Connais-tu la raison de la présence de deux modules différents sur le 405 ?

En te remerciant par avance.


9:46 PM  
Blogger Stefaan said...

Bonsoir, Manu,

Cette question est tellement intéressante que je vais y considérer un nouveau article.


10:31 PM  
Anonymous Anonymous said...

Hello, would you please explain why you used 10 K for R4 and 47 mF bipolar for C2 for the general feedback.

I have same R6(100K) and C4(150mF) compare with your modification, but R4(22K) and C2(33mF) are in different value.

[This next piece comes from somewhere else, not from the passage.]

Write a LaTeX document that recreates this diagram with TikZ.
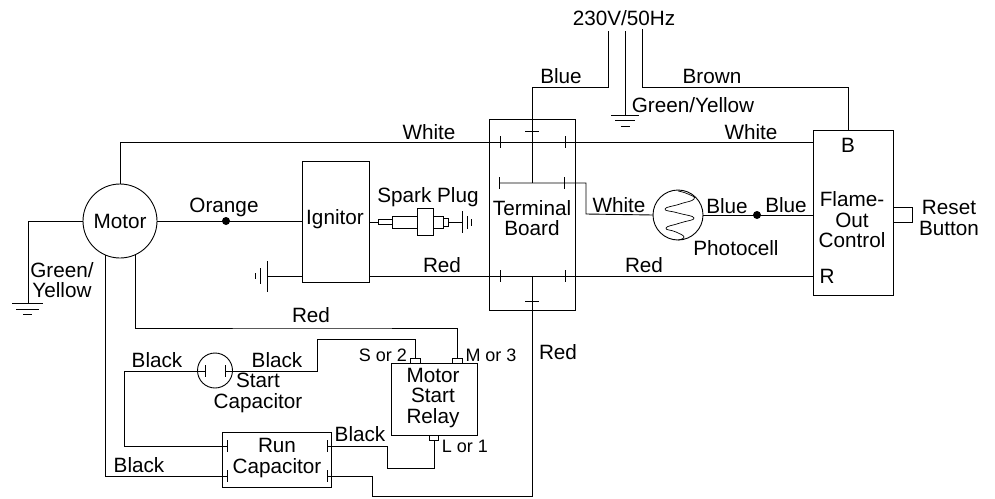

Without input signal I got 34 millivolts of DC offset at output.

8:37 AM  
Anonymous tegeje said...

When you experience more than a few (< 5 mv) DC offset at output, then that may be caused by the Signal Ground not being connected to the power Ground. On the board, both grounds are separated by the 10 Ohm Resistor R2.
See Keith Snook pages. He explained it in more details.

9:42 PM  
Anonymous Anonymous said...

Hi, is there some extra benefit to use discrete op amps (like Bursons, for example)in a Quad 405? Have you tried it?

4:21 PM  
Blogger Stefaan said...

I don't think Op Amps built from discrete components are better than the integrated circuits. Think of all the extra solder joints. Also in a intgrated circuit there are components that simply don't exist in the discrete world, like multi emittor transistors.

Joost Plugge

11:20 AM  
Anonymous José D'Amico said...

I tried Burson discrete OpAmps in my QUAD 405. They eat more power (more than 25 mA each), they whistle at power shut off and make some noise at high volume levels. Maybe PowerSupply?
I tried PS with 15V zener regulator 1N4744A (1 Watt) in series with 2.7 kohm 2W resistor, but think that the resistor value is incorrect for the current needed by discrete OpAmp. Do you have any suggestions? Thanks.